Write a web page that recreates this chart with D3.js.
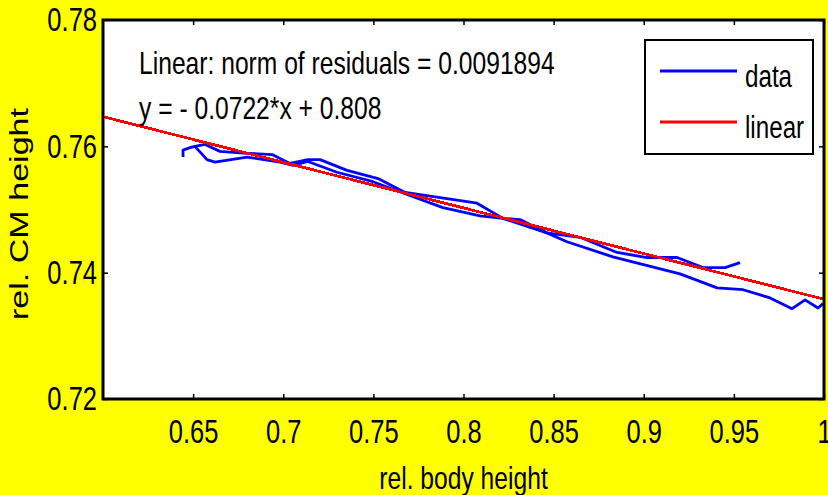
<!DOCTYPE html>
<html>
<head>
<meta charset="utf-8">
<title>rel. CM height vs rel. body height</title>
<script src="https://cdn.jsdelivr.net/npm/d3@7"></script>
<style>
    body {
        margin: 0;
        background-color: #FFFF00;
    }
    svg text {
        font-family: 'Liberation Sans', Arial, sans-serif;
        fill: #000;
    }
</style>
</head>
<body>
<div id="chart"></div>
<script>
    // data: two passes of the same movement
    var downX = [0.6444, 0.6444, 0.6483, 0.6510, 0.6577, 0.6621, 0.6799, 0.6982, 0.7054, 0.7137,
                 0.7298, 0.7498, 0.7676, 0.7886, 0.8092, 0.8219, 0.8463, 0.8574, 0.8829, 0.9201,
                 0.9407, 0.9551, 0.9701, 0.9823, 0.9895, 0.9967, 0.9994];
    var downY = [0.7583, 0.7594, 0.7598, 0.7600, 0.7579, 0.7575, 0.7583, 0.7575, 0.7570, 0.7576,
                 0.7559, 0.7544, 0.7525, 0.7503, 0.7490, 0.7486, 0.7463, 0.7449, 0.7425, 0.7398,
                 0.7376, 0.7373, 0.7360, 0.7343, 0.7357, 0.7344, 0.7351];
    var upX = [0.6510, 0.6566, 0.6649, 0.6799, 0.6938, 0.7037, 0.7137, 0.7204, 0.7354, 0.7526,
               0.7676, 0.8075, 0.8219, 0.8313, 0.8463, 0.8646, 0.8852, 0.9018, 0.9185, 0.9329,
               0.9451, 0.9534];
    var upY = [0.7600, 0.7603, 0.7592, 0.7589, 0.7587, 0.7573, 0.7579, 0.7579, 0.7562, 0.7549,
               0.7527, 0.7510, 0.7486, 0.7484, 0.7463, 0.7456, 0.7432, 0.7424, 0.7424, 0.7408,
               0.7408, 0.7416];

    // linear fit, y = -0.0722*x + 0.808, ends of the drawn line
    var linearX = [0.6, 1.0];
    var linearY = [0.7647, 0.7358];

    var xTicks = [0.65, 0.7, 0.75, 0.8, 0.85, 0.9, 0.95, 1];
    var yTicks = [0.72, 0.74, 0.76, 0.78];

    var fitText = ["Linear: norm of residuals = 0.0091894", "y = - 0.0722*x + 0.808"];
    var legendNames = ["data", "linear"];
    var legendColors = ["#0000FF", "#FF0000"];

    var width = 828, height = 495;
    var plot = {left: 103, right: 824, top: 20, bottom: 399};

    var svg = d3.select("#chart").append("svg")
        .attr("width", width)
        .attr("height", height);

    var x = d3.scaleLinear().domain([0.6, 1]).range([plot.left, plot.right]);
    var y = d3.scaleLinear().domain([0.72, 0.78]).range([plot.bottom, plot.top]);

    // white axes area
    svg.append("rect")
        .attr("x", plot.left).attr("y", plot.top)
        .attr("width", plot.right - plot.left)
        .attr("height", plot.bottom - plot.top)
        .attr("fill", "#fff");

    var fmt = function(d) { return String(d); };

    // bottom axis, ticks inside
    var gx = svg.append("g")
        .attr("transform", "translate(0," + plot.bottom + ")")
        .call(d3.axisBottom(x).tickValues(xTicks).tickFormat(fmt).tickSizeInner(-5).tickSizeOuter(0).tickPadding(20));
    // top axis, ticks only
    var gxt = svg.append("g")
        .attr("transform", "translate(0," + plot.top + ")")
        .call(d3.axisTop(x).tickValues(xTicks).tickFormat("").tickSizeInner(-5).tickSizeOuter(0));
    // left axis
    var gy = svg.append("g")
        .attr("transform", "translate(" + plot.left + ",0)")
        .call(d3.axisLeft(y).tickValues(yTicks).tickFormat(fmt).tickSizeInner(-5).tickSizeOuter(0).tickPadding(6));
    // right axis, ticks only
    var gyr = svg.append("g")
        .attr("transform", "translate(" + plot.right + ",0)")
        .call(d3.axisRight(y).tickValues(yTicks).tickFormat("").tickSizeInner(-5).tickSizeOuter(0));

    [gx, gxt, gy, gyr].forEach(function(g) {
        g.select(".domain").remove();
        g.selectAll(".tick line").attr("stroke", "#000").attr("stroke-width", 1.5);
        g.selectAll("text").attr("font-size", 34).attr("fill", "#000")
            .attr("data-squeeze", 0.75)
            .style("font-family", "'Liberation Sans', Arial, sans-serif");
    });

    // data lines
    var line = d3.line()
        .x(function(d) { return x(d[0]); })
        .y(function(d) { return y(d[1]); });

    svg.append("clipPath").attr("id", "clip")
        .append("rect")
        .attr("x", plot.left).attr("y", plot.top)
        .attr("width", plot.right - plot.left)
        .attr("height", plot.bottom - plot.top);

    var series = [d3.zip(downX, downY), d3.zip(upX, upY)];
    svg.append("g").attr("clip-path", "url(#clip)")
        .selectAll(".data")
        .data(series)
        .enter().append("path")
        .attr("class", "data")
        .attr("d", line)
        .attr("fill", "none")
        .attr("stroke", legendColors[0])
        .attr("stroke-width", 2.8)
        .attr("stroke-linejoin", "round");

    svg.append("path")
        .datum(d3.zip(linearX, linearY))
        .attr("d", line)
        .attr("fill", "none")
        .attr("stroke", legendColors[1])
        .attr("stroke-width", 2.8)
        .attr("shape-rendering", "crispEdges");

    // box round the axes
    svg.append("rect")
        .attr("x", plot.left).attr("y", plot.top)
        .attr("width", plot.right - plot.left)
        .attr("height", plot.bottom - plot.top)
        .attr("fill", "none")
        .attr("stroke", "#000")
        .attr("stroke-width", 3);

    // fit annotation
    svg.selectAll(".fit")
        .data(fitText)
        .enter().append("text")
        .attr("class", "fit")
        .attr("x", 139)
        .attr("y", function(d, i) { return 74 + i * 45; })
        .attr("font-size", 32)
        .attr("data-squeeze", 0.77)
        .text(function(d) { return d; });

    // legend
    var legend = svg.append("g").attr("transform", "translate(645,40)");
    legend.append("rect")
        .attr("width", 168).attr("height", 114)
        .attr("fill", "#fff").attr("stroke", "#000").attr("stroke-width", 2);
    var item = legend.selectAll(".item")
        .data(legendNames)
        .enter().append("g")
        .attr("class", "item")
        .attr("transform", function(d, i) { return "translate(0," + (31 + i * 51) + ")"; });
    item.append("line")
        .attr("x1", 15).attr("x2", 92)
        .attr("stroke", function(d, i) { return legendColors[i]; })
        .attr("stroke-width", 2.8);
    item.append("text")
        .attr("x", 100)
        .attr("y", 16)
        .attr("font-size", 31)
        .attr("data-squeeze", 0.78)
        .text(function(d) { return d; });

    // axis titles
    svg.append("text")
        .attr("x", (plot.left + plot.right) / 2)
        .attr("y", 489)
        .attr("text-anchor", "middle")
        .attr("font-size", 32)
        .attr("data-squeeze", 0.77)
        .text("rel. body height");

    svg.append("text")
        .attr("transform", "translate(28,214) rotate(-90)")
        .attr("text-anchor", "middle")
        .attr("font-size", 26)
        .attr("textLength", 212)
        .attr("lengthAdjust", "spacingAndGlyphs")
        .text("rel. CM height");

    // the figure's text is condensed, squeeze the labels sideways
    svg.selectAll("text[data-squeeze]").each(function() {
        var w = this.getComputedTextLength();
        var k = +this.getAttribute("data-squeeze");
        if (w > 0) d3.select(this).attr("textLength", w * k).attr("lengthAdjust", "spacingAndGlyphs");
    });
</script>
</body>
</html>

┄┄┄┄┄┄┄┄┄┄┄┄┄┄┄┄┄┄┄┄

Could the lines from the top of the material through the line with "var linearY = [0.7647, 0.7358];" be repeated exactly, pictures left out?

## REPLY
Write a web page that recreates this chart with D3.js.
<!DOCTYPE html>
<html>
<head>
<meta charset="utf-8">
<title>rel. CM height vs rel. body height</title>
<script src="https://cdn.jsdelivr.net/npm/d3@7"></script>
<style>
    body {
        margin: 0;
        background-color: #FFFF00;
    }
    svg text {
        font-family: 'Liberation Sans', Arial, sans-serif;
        fill: #000;
    }
</style>
</head>
<body>
<div id="chart"></div>
<script>
    // data: two passes of the same movement
    var downX = [0.6444, 0.6444, 0.6483, 0.6510, 0.6577, 0.6621, 0.6799, 0.6982, 0.7054, 0.7137,
                 0.7298, 0.7498, 0.7676, 0.7886, 0.8092, 0.8219, 0.8463, 0.8574, 0.8829, 0.9201,
                 0.9407, 0.9551, 0.9701, 0.9823, 0.9895, 0.9967, 0.9994];
    var downY = [0.7583, 0.7594, 0.7598, 0.7600, 0.7579, 0.7575, 0.7583, 0.7575, 0.7570, 0.7576,
                 0.7559, 0.7544, 0.7525, 0.7503, 0.7490, 0.7486, 0.7463, 0.7449, 0.7425, 0.7398,
                 0.7376, 0.7373, 0.7360, 0.7343, 0.7357, 0.7344, 0.7351];
    var upX = [0.6510, 0.6566, 0.6649, 0.6799, 0.6938, 0.7037, 0.7137, 0.7204, 0.7354, 0.7526,
               0.7676, 0.8075, 0.8219, 0.8313, 0.8463, 0.8646, 0.8852, 0.9018, 0.9185, 0.9329,
               0.9451, 0.9534];
    var upY = [0.7600, 0.7603, 0.7592, 0.7589, 0.7587, 0.7573, 0.7579, 0.7579, 0.7562, 0.7549,
               0.7527, 0.7510, 0.7486, 0.7484, 0.7463, 0.7456, 0.7432, 0.7424, 0.7424, 0.7408,
               0.7408, 0.7416];

    // linear fit, y = -0.0722*x + 0.808, ends of the drawn line
    var linearX = [0.6, 1.0];
    var linearY = [0.7647, 0.7358];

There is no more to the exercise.